EVENT PREVIEW
“Dr. Seuss’s The Cat in the Hat”
10 a.m. and noon Tuesdays-Fridays; 11 a.m., 1 and 3 p.m. Saturdays; 1 and 3 p.m. Sundays. June 13-July 28. Preview performances 10 a.m. and noon June 11-12. No shows July 4. $16.50; Center for Puppetry Arts members $9.25. Center for Puppetry Arts, 1404 Spring St. N.W., Atlanta. 404-873-3391, www.puppet.org.
Ever since it arrived on bookshelves in 1957, Dr. Seuss’s “The Cat in the Hat” has continued mesmerizing generation after generation of young minds with a “Bump! Thump! Thump! Bump!”
Those and more literary noises and kinetic illustrations are popping from the pages and onto the stage at the Center for Puppetry Arts. It marks the first time puppets have been officially used to tell the beloved story of the famous feline with the candy cane-colored chapeau.
Technically, it’s an adaptation of an adaption.
“[The rights] have been locked up tight,” said the center’s artistic director, Jon Ludwig, who oversees the adaptation and directs the production. “We’ve been wanting to do this since 1978 when the center first opened up.”
Produced as a play by the National Theatre of Great Britain, and originally adapted and directed by Katie Mitchell, it became the definitive stage version of “Dr. Seuss’s The Cat in the Hat.”
When Ludwig heard the play was making its stateside debut at the Children’s Theatre Company in Minneapolis late last year, he jumped with the bounciness of Things One and Two to find out how to snag the rights for the center.
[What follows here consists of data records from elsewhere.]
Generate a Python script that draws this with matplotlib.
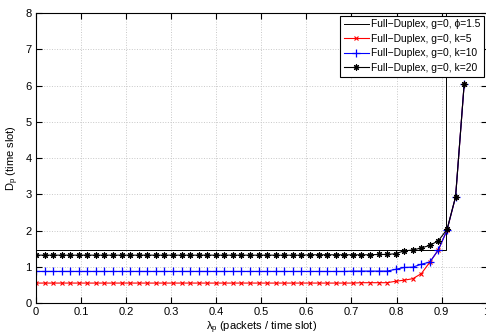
import matplotlib
matplotlib.use('Agg')
import matplotlib.pyplot as plt

plt.rcParams['font.family'] = ['Liberation Sans', 'DejaVu Sans']
plt.rcParams['mathtext.fontset'] = 'custom'
plt.rcParams['mathtext.rm'] = 'Liberation Sans'
plt.rcParams['mathtext.it'] = 'Liberation Sans'
plt.rcParams['font.size'] = 8

# arrival rate grid (51 points, 0 .. 0.95)
lam = [0.000, 0.019, 0.038, 0.057, 0.076, 0.095, 0.114, 0.133, 0.152, 0.171,
       0.190, 0.209, 0.228, 0.247, 0.266, 0.285, 0.304, 0.323, 0.342, 0.361,
       0.380, 0.399, 0.418, 0.437, 0.456, 0.475, 0.494, 0.513, 0.532, 0.551,
       0.570, 0.589, 0.608, 0.627, 0.646, 0.665, 0.684, 0.703, 0.722, 0.741,
       0.760, 0.779, 0.798, 0.817, 0.836, 0.855, 0.874, 0.893, 0.912, 0.931,
       0.950]

d_k5 = [0.55, 0.55, 0.55, 0.55, 0.55, 0.55, 0.55, 0.55, 0.55, 0.55,
        0.55, 0.55, 0.55, 0.55, 0.55, 0.55, 0.55, 0.55, 0.55, 0.55,
        0.55, 0.55, 0.55, 0.55, 0.55, 0.55, 0.55, 0.55, 0.55, 0.55,
        0.55, 0.55, 0.55, 0.55, 0.55, 0.55, 0.55, 0.55, 0.56, 0.56,
        0.56, 0.56, 0.60, 0.63, 0.67, 0.81, 1.13, 1.47, 2.01, 2.93,
        6.03]

d_k10 = [0.87, 0.87, 0.87, 0.87, 0.87, 0.87, 0.87, 0.87, 0.87, 0.87,
         0.87, 0.87, 0.87, 0.87, 0.87, 0.87, 0.87, 0.87, 0.87, 0.87,
         0.87, 0.87, 0.87, 0.87, 0.87, 0.87, 0.87, 0.87, 0.87, 0.87,
         0.87, 0.87, 0.87, 0.87, 0.87, 0.87, 0.87, 0.88, 0.88, 0.88,
         0.88, 0.88, 0.93, 0.98, 0.99, 1.07, 1.13, 1.47, 2.01, 2.93,
         6.03]

d_k20 = [1.32, 1.32, 1.32, 1.32, 1.32, 1.32, 1.32, 1.32, 1.32, 1.32,
         1.32, 1.32, 1.32, 1.32, 1.32, 1.32, 1.32, 1.32, 1.32, 1.32,
         1.32, 1.32, 1.32, 1.32, 1.32, 1.32, 1.32, 1.32, 1.32, 1.32,
         1.32, 1.32, 1.33, 1.33, 1.33, 1.33, 1.33, 1.33, 1.33, 1.33,
         1.34, 1.34, 1.36, 1.44, 1.46, 1.52, 1.59, 1.72, 2.03, 2.93,
         6.03]

# phi = 1.5 curve: flat, then unbounded at the stability limit
lam_phi = [0.0, 0.909, 0.909]
d_phi = [1.47, 1.47, 9.0]

fig = plt.figure(figsize=(4.86, 3.35), dpi=100)
ax = fig.add_axes([0.074, 0.0955, 0.9274, 0.8657])

ax.plot(lam_phi, d_phi, color='k', linewidth=0.7,
        label='Full\u2212Duplex, g=0, \u03d5=1.5')
ax.plot(lam, d_k5, color='r', linewidth=0.8, marker='x', markersize=3,
        markeredgewidth=0.8, label='Full\u2212Duplex, g=0, k=5')
ax.plot(lam, d_k10, color='b', linewidth=0.8, marker='+', markersize=6,
        markeredgewidth=0.9, label='Full\u2212Duplex, g=0, k=10')
ax.plot(lam, d_k20, color='k', linewidth=0.8, marker=(8, 2, 0), markersize=4.5,
        markeredgewidth=0.8, label='Full\u2212Duplex, g=0, k=20')

ax.set_xlim(0, 1)
ax.set_ylim(0, 8)
ax.set_xticks([0, 0.1, 0.2, 0.3, 0.4, 0.5, 0.6, 0.7, 0.8, 0.9, 1])
ax.set_xticklabels(['0', '0.1', '0.2', '0.3', '0.4', '0.5', '0.6', '0.7', '0.8', '0.9', '1'])
ax.set_yticks(range(0, 9))
ax.tick_params(direction='in', top=True, right=True, length=4, width=0.8, pad=3)
ax.grid(True, linestyle=':', color='#c8c8c8', linewidth=0.7)
ax.set_axisbelow(True)
for s in ax.spines.values():
    s.set_linewidth(0.8)

ax.set_xlabel(r'$\lambda_p$ (packets / time slot)', labelpad=2)
ax.set_ylabel(r'D$_p$ (time slot)', labelpad=3)

leg = ax.legend(loc='upper right', fontsize=7.4, handlelength=2.4, borderpad=0.35,
                labelspacing=0.45, handletextpad=0.25, fancybox=False,
                framealpha=1, borderaxespad=0.25)
leg.get_frame().set_edgecolor('k')
leg.get_frame().set_linewidth(0.8)

fig.savefig('out.png', dpi=100)
plt.close()
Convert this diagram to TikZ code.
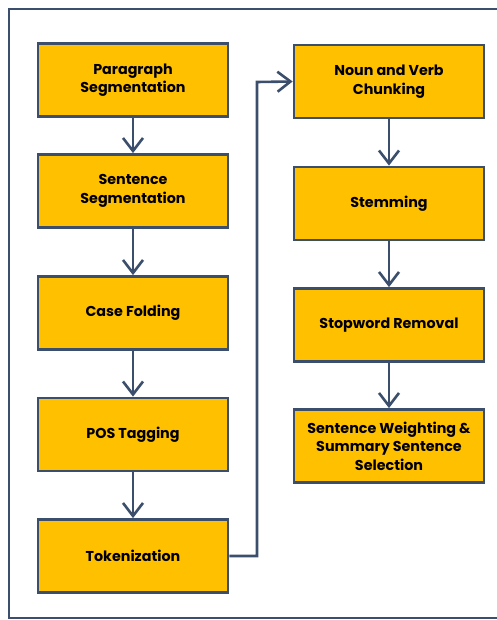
\documentclass[tikz,border=0pt]{standalone}
\usepackage{fontspec}
\setmainfont{Poppins}
\usetikzlibrary{arrows.meta}
\definecolor{boxfill}{HTML}{FFC000}
\definecolor{edge}{HTML}{3B4E6B}
\begin{document}
\begin{tikzpicture}[x=1pt,y=-1pt,
  stepbox/.style={draw=edge, line width=2.8pt, fill=boxfill, minimum width=190pt, minimum height=73pt, inner sep=0pt, align=center, font=\fontsize{14.3}{18.5}\selectfont\bfseries, text=black},
  flow/.style={draw=edge, line width=2.6pt, -{Straight Barb[length=13pt,width=20pt,line width=2.6pt]}}]
\useasboundingbox (0,0) rectangle (497,620);
\draw[edge, line width=2.2pt] (9,9) rectangle (530,618);
\node[stepbox] (p) at (133,80) {Paragraph\\Segmentation};
\node[stepbox] (s) at (133,191) {Sentence\\Segmentation};
\node[stepbox] (c) at (133,313) {Case Folding};
\node[stepbox] (t) at (133,434.5) {POS Tagging};
\node[stepbox] (k) at (133,556) {Tokenization};
\node[stepbox] (n) at (389,81.5) {Noun and Verb\\Chunking};
\node[stepbox] (m) at (389,203.5) {Stemming};
\node[stepbox] (r) at (389,325) {Stopword Removal};
\node[stepbox] (w) at (389,446) {Sentence Weighting \&\\Summary Sentence\\Selection};
\coordinate (b1) at (257,556);
\coordinate (b2) at (257,82);
\draw[flow] (p) -- (s);
\draw[flow] (s) -- (c);
\draw[flow] (c) -- (t);
\draw[flow] (t) -- (k);
\draw[flow] (k.east) -- (b1) -- (b2) -- (n.west);
\draw[flow] (n) -- (m);
\draw[flow] (m) -- (r);
\draw[flow] (r) -- (w);
\end{tikzpicture}
\end{document}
Once the center’s show was greenlighted, even more challenges began stacking up. Although, for the most part, the script sticks strictly to the words found in the book — every “hat,” “cat” and “sat” staying just like that — Ludwig and his team were struck with quite a task. How would they create puppets that could perform all of the over-the-top actions Seuss put on paper?
“We quickly found that actors have opposable thumbs and most puppets don’t,” Ludwig said. “… We had to adapt it for what puppets can do, and there are quite a few things actors can’t do that puppets can.”
According to Ludwig, when the Cat rides his bicycle on the ceiling in the original stage version, the actors simply look up and point at an imaginary occurrence. At the Center for Puppetry Arts, it happens in front of the audience’s eyes.
Without heavy makeup, actors can’t really replicate the look and scale of Seuss’s style, Ludwig said. So, the crew decided to make it look as if the audience was looking at the best possible replica of the world Seuss created.
The center used the National Theatre of Great Britain’s set design of “Cat” as the starting-off point. They then decided to pack in as many more additional visual details from the book as they could. Even a plant that’s only partially seen on Page 2 of the tome makes the cut. Ludwig said since countless readers know these images so well, the pictures are as important as the dialogue.
“There’s no one looking over our shoulder making sure we follow the design exactly,” said the center’s resident puppet designer Jason von Hinezmeyer, “but from my point of view, being a lifelong Dr. Seuss fan, trying to capture the look of the book was the fun part.”
While Seuss’s illustrations capture all of that unbridled energy and whimsy, they aren’t consistent from page to page. The amount of fingers on the Cat’s hand varies throughout the tale. Colors, sizes and shapes often alter as the story moves along.
That fact, and because the characters do so many different dynamic things throughout the show, required von Hinezmeyer and his puppet building force to create multiple versions of each character.
A total of four different Cat puppets were built by Chris Brown. A special one was devised and equipped with magnets to help reproduce the scene when the character stacks and balances a hodgepodge of household items all over his body.
“I sculpted the heads and built most of the Cats from scratch for the show,” Brown said. “It’s like you’re building your childhood in some way.”
Even the set itself is a giant puppet, an animated entity that moves and changes size. Ludwig likens it to a massive Transformer toy.
It’s that kind of imaginative playfulness Ludwig hopes resonates with audiences just like that book has for decades. It’s how the puppet pro first learned to read.
As the center’s production of “Dr. Seuss’s The Cat in the Hat” prepares to bump and jump to life, a question arises. Will it become an annual tradition like the center’s adaptation of the animated TV special “Rudolph the Red-Nosed Reindeer”?
“I hope so,” Ludwig said. “… It’s such a popular book. It’s ingrained in our collective unconsciousness.”